Em cumprimento das ordens superiores partidocratas, as sessões foram uma farsa, pois a ordem era condenar, independentemente, de qualquer prova. Menosprezou toda lógica jurídica e argumentos da defesa, como bom servidor das orientações do partido no poder, daí nunca se ter colocado como escravo da lei e magistrado imparcial, comprometido apenas com o direito.
Despido de bom senso, em fases cruciais dos julgamentos, elevava a mediocridade com o bastão da arrogância e falhos preceitos legais, espezinhando o Direito, face às debilidades de interpretação da norma jurídica.
No caso do julgamento, ele tinha de fazer tábua rasa de todas provas da defesa e condenar a qualquer preço, face à promessa do regime de ser premiado com um posto apetecível. Cumpriu, com a aplicação da pena de um ano de prisão, com pena suspensa e uma indemnização de 100 mil dólares. Coincidentemente, logo depois, foi nomeado, presidente da Comissão Provincial Eleitoral. Coincidência? Não! É a lógica da batota na lei da batata.
Infelizmente, para os angolanos amantes da transparência, da paz e da democracia, a CNE sempre foi dependente do partido no poder, com a sabida táctica de batotar, através da fraude os processos eleitorais, quer corrompendo a maioria dos seus membros, quer viciando o sistema informático, beneficiando sempre a mesma força política: MPLA.

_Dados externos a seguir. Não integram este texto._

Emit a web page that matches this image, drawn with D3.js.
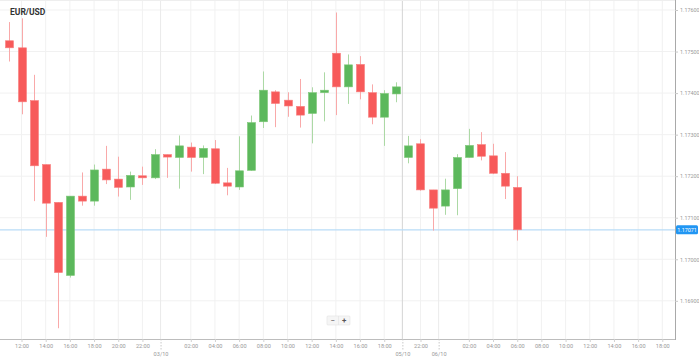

Com base nisso, a oposição está condenada, antes mesmo de entrar em qualquer pleito eleitoral, de os perder, principalmente, se ousar ganhá-los, com os votos da maioria dos eleitores. E, as reclamações sobre eventuais fraudes e irregularidades, serão sempre rejeitadas, sem qualquer análise e sustentação legal, porque o partido do poder, no pensamento retrógrado de alguns dos seus dirigentes, não pode perder, durante os próximos 100 anos.
Continuar a assistir de forma cúmplice a esse estado de coisas é, não só uma grande cobardia, como traição ao país e à sua estabilidade futura, por parte dos políticos de bem (muitos até são do MPLA), que devem estar comprometidos com a verdade, a transparência e a democracia.